Print them exactly: the lines from the beginning of the entries below through the line that contains "import * as", and only those, with the pictures left out.

━━━━━ INFORMATION GIVEN ━━━━━

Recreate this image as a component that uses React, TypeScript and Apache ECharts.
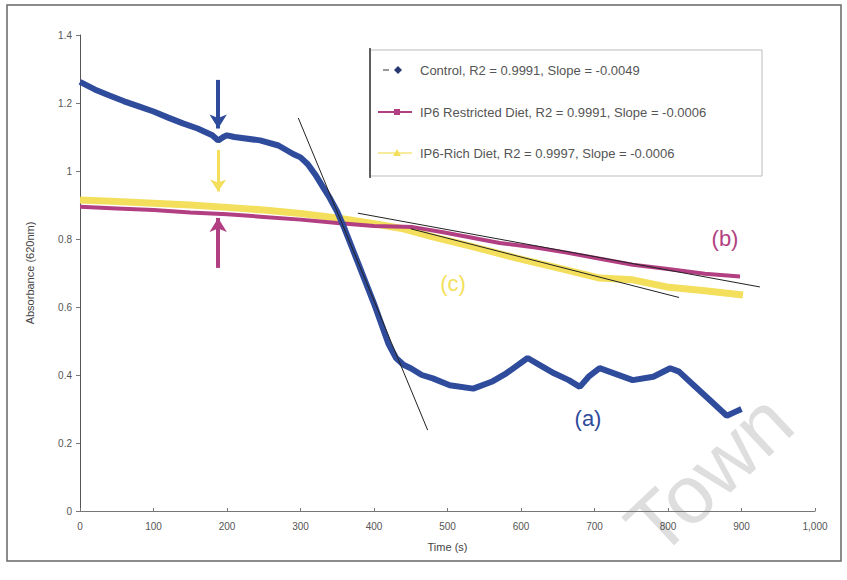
import React, { useEffect, useRef } from "react";
import * as echarts from "echarts";

// Control (a)
const controlT = [0, 20, 40, 60, 80, 100, 120, 140, 160, 180, 188, 195, 200, 210, 245, 270, 290, 300, 310, 320, 330, 340, 350, 360, 370, 380, 390, 400, 410, 420, 430, 440, 450, 465, 480, 503, 535, 560, 580, 609, 625, 645, 665, 680, 692, 707, 720, 752, 780, 803, 815, 835, 855, 880, 890, 900];
const controlY = [1.262, 1.24, 1.222, 1.205, 1.19, 1.175, 1.157, 1.14, 1.125, 1.105, 1.09, 1.1, 1.105, 1.1, 1.09, 1.075, 1.05, 1.04, 1.02, 0.99, 0.955, 0.92, 0.88, 0.83, 0.775, 0.72, 0.665, 0.61, 0.55, 0.49, 0.45, 0.43, 0.42, 0.4, 0.39, 0.37, 0.36, 0.38, 0.405, 0.45, 0.43, 0.405, 0.385, 0.365, 0.395, 0.42, 0.41, 0.385, 0.395, 0.42, 0.41, 0.37, 0.33, 0.28, 0.29, 0.3];
// IP6 restricted diet (b)
const restrictT = [0, 50, 100, 150, 200, 250, 300, 350, 400, 453, 494, 530, 571, 620, 662, 700, 752, 800, 850, 898];
const restrictY = [0.895, 0.89, 0.885, 0.878, 0.873, 0.865, 0.857, 0.847, 0.838, 0.835, 0.82, 0.805, 0.788, 0.775, 0.76, 0.745, 0.724, 0.712, 0.698, 0.69];
// IP6-rich diet (c)
const richT = [0, 50, 100, 150, 200, 250, 300, 350, 400, 440, 480, 530, 594, 650, 707, 752, 798, 850, 902];
const richY = [0.915, 0.91, 0.905, 0.9, 0.893, 0.885, 0.875, 0.862, 0.845, 0.83, 0.806, 0.78, 0.744, 0.715, 0.685, 0.68, 0.659, 0.648, 0.635];
// Linear fits
const controlFitT = [297, 473];
const controlFitY = [1.156, 0.238];
const restrictFitT = [378, 925];
const restrictFitY = [0.876, 0.659];
const richFitT = [450, 815];
const richFitY = [0.83, 0.628];
// Arrows at t = 188 s
const arrowT = 188;
const controlArrow = [1.268, 1.125];
const richArrow = [1.062, 0.94];
const restrictArrow = [0.715, 0.862];

const legendNames = [
  "Control, R2 = 0.9991, Slope = -0.0049",
  "IP6 Restricted Diet, R2 = 0.9991, Slope = -0.0006",
  "IP6-Rich Diet, R2 = 0.9997, Slope = -0.0006",
];

const BLUE = "#2f4b9c";
const MAGENTA = "#b23f82";
const YELLOW = "#f3df5c";

const pairs = (t: number[], y: number[]) => t.map((v, i) => [v, y[i]]);

export default function App() {
  const ref = useRef<HTMLDivElement>(null);
  useEffect(() => {
    if (!ref.current) return;
    const chart = echarts.init(ref.current, null, { renderer: "svg" });
    const arrow = (color: string, width: number, y: number[], size: number[]) => ({
      silent: true,
      symbol: ["none", "arrow"],
      symbolSize: size,
      label: { show: false },
      lineStyle: { color, width, type: "solid" },
      data: [[{ coord: [arrowT, y[0]] }, { coord: [arrowT, y[1]] }]],
    });
    const fit = (t: number[], y: number[]) => ({
      type: "line",
      data: pairs(t, y),
      showSymbol: false,
      lineStyle: { color: "#222", width: 1 },
      z: 5,
      silent: true,
    });
    const txt = { fontFamily: "Arial, Liberation Sans, sans-serif", fontSize: 13, fill: "#555" };
    chart.setOption({
      animation: false,
      backgroundColor: "#fff",
      grid: { left: 80, right: 32, top: 35, bottom: 69 },
      xAxis: {
        type: "value",
        min: 0,
        max: 1000,
        interval: 100,
        name: "Time (s)",
        nameLocation: "middle",
        nameGap: 30,
        nameTextStyle: { color: "#444", fontSize: 11, fontFamily: "Arial, sans-serif" },
        axisLine: { lineStyle: { color: "#777", width: 1 } },
        axisTick: { show: true, length: 3, inside: true, lineStyle: { color: "#777" } },
        axisLabel: {
          color: "#555",
          fontSize: 10,
          margin: 10,
          fontFamily: "Arial, sans-serif",
          formatter: (v: number) => v.toLocaleString("en-US"),
        },
        splitLine: { show: false },
      },
      yAxis: {
        type: "value",
        min: 0,
        max: 1.4,
        interval: 0.2,
        name: "Absorbance (620nm)",
        nameLocation: "middle",
        nameGap: 45,
        nameTextStyle: { color: "#444", fontSize: 11, fontFamily: "Arial, sans-serif" },
        axisLine: { show: true, lineStyle: { color: "#555", width: 1 } },
        axisTick: { show: true, length: 4, lineStyle: { color: "#777" } },
        axisLabel: {
          color: "#555",
          fontSize: 10,
          margin: 8,
          fontFamily: "Arial, sans-serif",
          formatter: (v: number) => String(Math.round(v * 10) / 10),
        },
        splitLine: { show: false },
      },
      series: [
        {
          name: legendNames[2],
          type: "line",
          data: pairs(richT, richY),
          showSymbol: false,
          lineStyle: { color: YELLOW, width: 7 },
          z: 2,
          markLine: arrow(YELLOW, 3, richArrow, [12, 12]),
        },
        {
          name: legendNames[1],
          type: "line",
          data: pairs(restrictT, restrictY),
          showSymbol: false,
          lineStyle: { color: MAGENTA, width: 4 },
          z: 3,
          markLine: arrow(MAGENTA, 4, restrictArrow, [13, 14]),
        },
        {
          name: legendNames[0],
          type: "line",
          data: pairs(controlT, controlY),
          showSymbol: false,
          lineStyle: { color: BLUE, width: 6 },
          z: 4,
          markLine: arrow(BLUE, 4, controlArrow, [13, 14]),
        },
        fit(controlFitT, controlFitY),
        fit(restrictFitT, restrictFitY),
        fit(richFitT, richFitY),
      ],
      graphic: [
        // outer frame
        { type: "rect", shape: { x: 7, y: 5, width: 834, height: 556 }, style: { fill: "none", stroke: "#666", lineWidth: 1.5 }, silent: true },
        // watermark
        { type: "text", x: 667, y: 569, rotation: (43 * Math.PI) / 180, style: { text: "Town", fontFamily: "Arial, sans-serif", fontSize: 82, fill: "#dedede", textAlign: "left", textVerticalAlign: "bottom" }, z: -1, silent: true },
        // legend box
        { type: "rect", shape: { x: 370, y: 50, width: 392, height: 126 }, style: { fill: "#fff", stroke: "#bbb", lineWidth: 1 }, z: 10 },
        { type: "line", shape: { x1: 370, y1: 48, x2: 370, y2: 178 }, style: { stroke: "#333", lineWidth: 1.5 }, z: 11 },
        { type: "line", shape: { x1: 383, y1: 70, x2: 389, y2: 70 }, style: { stroke: "#333", lineWidth: 1 }, z: 11 },
        { type: "polygon", shape: { points: [[398, 66], [402, 70], [398, 74], [394, 70]] }, style: { fill: "#2a3870" }, z: 11 },
        { type: "text", x: 420, y: 70, style: { ...txt, text: legendNames[0], textVerticalAlign: "middle" }, z: 11 },
        { type: "line", shape: { x1: 378, y1: 112, x2: 412, y2: 112 }, style: { stroke: MAGENTA, lineWidth: 2 }, z: 11 },
        { type: "rect", shape: { x: 394, y: 109, width: 6, height: 6 }, style: { fill: MAGENTA }, z: 11 },
        { type: "text", x: 420, y: 112, style: { ...txt, text: legendNames[1], textVerticalAlign: "middle" }, z: 11 },
        { type: "line", shape: { x1: 378, y1: 153, x2: 412, y2: 153 }, style: { stroke: "#f7ec9e", lineWidth: 2 }, z: 11 },
        { type: "polygon", shape: { points: [[397, 149], [401, 156], [393, 156]] }, style: { fill: YELLOW }, z: 11 },
        { type: "text", x: 420, y: 153, style: { ...txt, text: legendNames[2], textVerticalAlign: "middle" }, z: 11 },
        // curve labels
        { type: "text", x: 725, y: 238, style: { text: "(b)", fontFamily: "Arial, sans-serif", fontSize: 22, fill: MAGENTA, textAlign: "center", textVerticalAlign: "middle" }, z: 11 },
        { type: "text", x: 453, y: 283, style: { text: "(c)", fontFamily: "Arial, sans-serif", fontSize: 22, fill: YELLOW, textAlign: "center", textVerticalAlign: "middle" }, z: 11 },
        { type: "text", x: 588, y: 418, style: { text: "(a)", fontFamily: "Arial, sans-serif", fontSize: 22, fill: BLUE, textAlign: "center", textVerticalAlign: "middle" }, z: 11 },
      ],
    });
    return () => chart.dispose();
  }, []);
  return <div ref={ref} style={{ width: 847, height: 580, position: "absolute", left: 0, top: 0 }} />;
}
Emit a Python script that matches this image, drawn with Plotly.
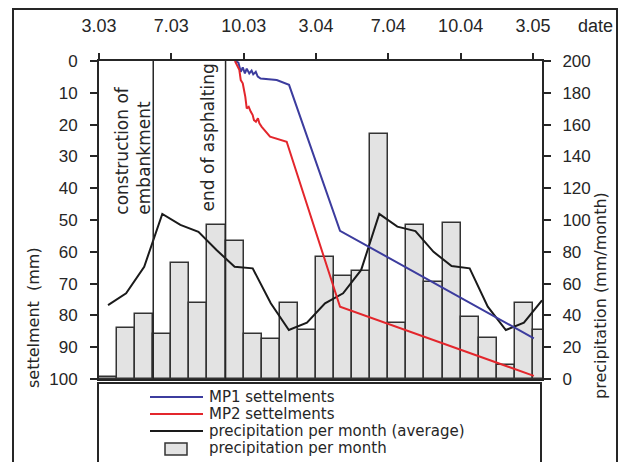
import plotly.graph_objects as go

# ---- data -------------------------------------------------------------
# monthly precipitation (mm/month), one bar per month starting 3.03
precip_month = [1, 32, 41, 28, 73, 48, 97, 87, 28, 25, 48, 31,
                77, 65, 68, 154, 35, 97, 61, 98, 39, 26, 9, 48, 31]
# long-term average precipitation per month (mm/month)
avg_x = [0.5, 1.5, 2.5, 3.5, 4.5, 5.5, 6.5, 7.5, 8.5, 9.5, 10.5, 11.5,
         12.5, 13.5, 14.5, 15.5, 16.5, 17.5, 18.5, 19.5, 20.5, 21.5, 22.5, 23.5, 24.5]
avg_precip = [46.5, 53.9, 70.6, 103.8, 96.9, 92.6, 81.1, 70.6, 69.6, 47.6, 30.8, 35.4,
              47.6, 53.9, 68.6, 103.8, 95.8, 93.0, 80.0, 71.0, 69.6, 45.5, 30.8, 35.4, 49.5]
# settlement measurements (months since 3.03, mm)
mp1_t = [7.52, 7.71, 7.84, 7.95, 8.07, 8.17, 8.31, 8.44, 8.53, 8.67, 8.78, 8.94, 9.83, 10.51, 13.33, 24.05]
mp1_s = [0.0, 0.5, 3.4, 2.0, 3.9, 2.4, 3.9, 3.0, 4.2, 3.4, 4.9, 5.5, 6.0, 7.5, 53.4, 87.2]
mp2_t = [7.52, 7.76, 7.84, 7.95, 8.02, 8.09, 8.17, 8.28, 8.39, 8.50, 8.57, 8.68, 8.79, 8.87, 9.00, 9.46, 10.38, 13.33, 24.05]
mp2_s = [0.0, 2.8, 6.0, 7.0, 9.1, 11.2, 14.9, 14.4, 15.9, 17.0, 18.6, 19.1, 18.0, 19.6, 20.7, 23.8, 25.4, 77.3, 99.0]
# date axis
date_ticks = [0, 4, 8, 12, 16, 20, 24]
date_labels = ["3.03", "7.03", "10.03", "3.04", "7.04", "10.04", "3.05"]
# construction events (month boundaries)
event_months = [3, 7]
event_labels = ["construction of<br>embankment", "end of asphalting"]
event_label_x = [1.9, 6.05]
event_label_s = [49.0, 47.8]

# ---- styling ----------------------------------------------------------
W, H = 622, 462
PL, PR, PT, PB = 99, 542, 61, 379
INK = "#262626"
BLUE = "#3c3c9e"
RED = "#e3262c"
BAR_FILL = "#e3e3e3"
WIDE = "DejaVu Sans"
TICKF = "Liberation Sans, Arial, sans-serif"


def px_x(x):
    return (x - PL) / (PR - PL)


def px_y(y):
    return (PB - y) / (PB - PT)


fig = go.Figure()

fig.add_trace(go.Bar(
    x=[i + 0.5 for i in range(len(precip_month))], y=precip_month, width=1.0,
    marker=dict(color=BAR_FILL, line=dict(color="#333333", width=1.5)),
    xaxis="x", yaxis="y", showlegend=False, name="precipitation per month"))
fig.add_trace(go.Scatter(
    x=avg_x, y=avg_precip, mode="lines", line=dict(color="#1a1a1a", width=2),
    xaxis="x", yaxis="y", showlegend=False, name="precipitation per month (average)"))
fig.add_trace(go.Scatter(
    x=mp1_t, y=mp1_s, mode="lines", line=dict(color=BLUE, width=2),
    xaxis="x", yaxis="y2", showlegend=False, name="MP1 settelments"))
fig.add_trace(go.Scatter(
    x=mp2_t, y=mp2_s, mode="lines", line=dict(color=RED, width=2),
    xaxis="x", yaxis="y2", showlegend=False, name="MP2 settelments"))

shapes = []
for m in event_months:
    shapes.append(dict(type="line", xref="x", yref="paper", x0=m, x1=m, y0=0, y1=1,
                       line=dict(color=INK, width=1.5), layer="above"))

# outer frame and legend box
shapes.append(dict(type="rect", xref="paper", yref="paper",
                   x0=px_x(13), x1=px_x(617), y0=px_y(475), y1=px_y(9),
                   line=dict(color=INK, width=2)))
shapes.append(dict(type="rect", xref="paper", yref="paper",
                   x0=px_x(98), x1=px_x(541), y0=px_y(475), y1=px_y(383),
                   line=dict(color=INK, width=2)))

annotations = []
for lab, ex, es in zip(event_labels, event_label_x, event_label_s):
    annotations.append(dict(text=lab, xref="x", yref="y2", x=ex, y=es, textangle=-90,
                            xanchor="center", yanchor="bottom", align="left", showarrow=False,
                            font=dict(family=WIDE, size=17, color=INK)))

# legend rows
legend_rows = [("line", BLUE, "MP1 settelments", 397),
               ("line", RED, "MP2 settelments", 414),
               ("line", "#1a1a1a", "precipitation per month (average)", 431),
               ("box", BAR_FILL, "precipitation per month", 448)]
for kind, col, text, yrow in legend_rows:
    if kind == "line":
        shapes.append(dict(type="line", xref="paper", yref="paper",
                           x0=px_x(150), x1=px_x(203), y0=px_y(yrow), y1=px_y(yrow),
                           line=dict(color=col, width=2)))
    else:
        shapes.append(dict(type="rect", xref="paper", yref="paper",
                           x0=px_x(165), x1=px_x(187), y0=px_y(yrow + 7), y1=px_y(yrow - 5),
                           fillcolor=col, line=dict(color="#333333", width=1.5)))
    annotations.append(dict(text=text, xref="paper", yref="paper", x=px_x(207), y=px_y(yrow),
                            xanchor="left", yanchor="middle", showarrow=False,
                            font=dict(family=WIDE, size=15, color=INK)))

# axis titles
annotations.append(dict(text="settelment  (mm)", xref="paper", yref="paper",
                        x=px_x(33), y=px_y(318), textangle=-90, showarrow=False,
                        xanchor="center", yanchor="middle",
                        font=dict(family=WIDE, size=16, color=INK)))
annotations.append(dict(text="precipitation (mm/month)", xref="paper", yref="paper",
                        x=px_x(600), y=px_y(296), textangle=-90, showarrow=False,
                        xanchor="center", yanchor="middle",
                        font=dict(family=WIDE, size=16, color=INK)))
annotations.append(dict(text="date", xref="paper", yref="paper",
                        x=px_x(595), y=px_y(26), showarrow=False,
                        xanchor="center", yanchor="middle",
                        font=dict(family=TICKF, size=18, color=INK)))

fig.update_layout(
    width=W, height=H, autosize=False,
    margin=dict(l=PL, r=W - PR, t=PT, b=H - PB, pad=0),
    paper_bgcolor="white", plot_bgcolor="white",
    bargap=0, showlegend=False,
    xaxis=dict(range=[0, 24.5], side="top", tickmode="array", tickvals=date_ticks,
               ticktext=date_labels, ticks="outside", ticklen=6, tickwidth=1.5,
               tickcolor=INK, showline=True, linecolor=INK, linewidth=2, mirror=True,
               showgrid=False, zeroline=False, ticklabelstandoff=14,
               tickfont=dict(family=TICKF, size=18, color=INK)),
    yaxis=dict(range=[0, 200], side="right", tickmode="linear", tick0=0, dtick=20,
               ticks="outside", ticklen=7, tickwidth=1.5, tickcolor=INK,
               showline=True, linecolor=INK, linewidth=2, showgrid=False,
               zeroline=False, ticklabelstandoff=8,
               tickfont=dict(family=TICKF, size=17, color=INK)),
    yaxis2=dict(range=[100, 0], side="left", overlaying="y", tickmode="linear",
                tick0=0, dtick=10, ticks="outside", ticklen=7, tickwidth=1.5,
                tickcolor=INK, showline=True, linecolor=INK, linewidth=2,
                showgrid=False, zeroline=False, ticklabelstandoff=9,
                tickfont=dict(family=TICKF, size=17, color=INK)),
    shapes=shapes,
    annotations=annotations,
)

fig.write_html("out.html")
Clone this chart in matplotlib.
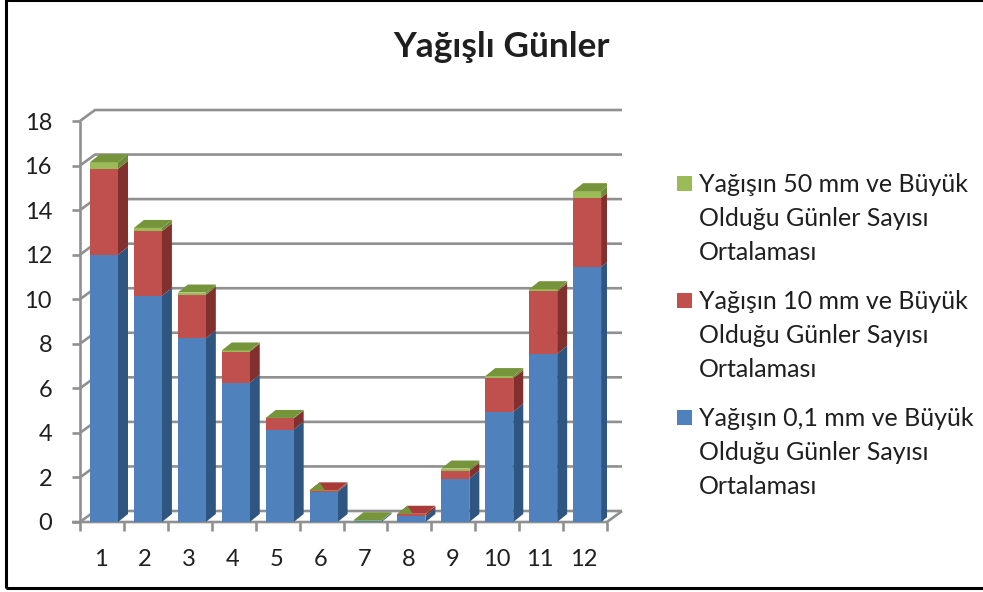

━━━━━

**CORRECT RESULT:**
Recreate this image as a component that uses React, TypeScript and Apache ECharts.
import React, { useEffect, useRef } from "react";
import * as echarts from "echarts";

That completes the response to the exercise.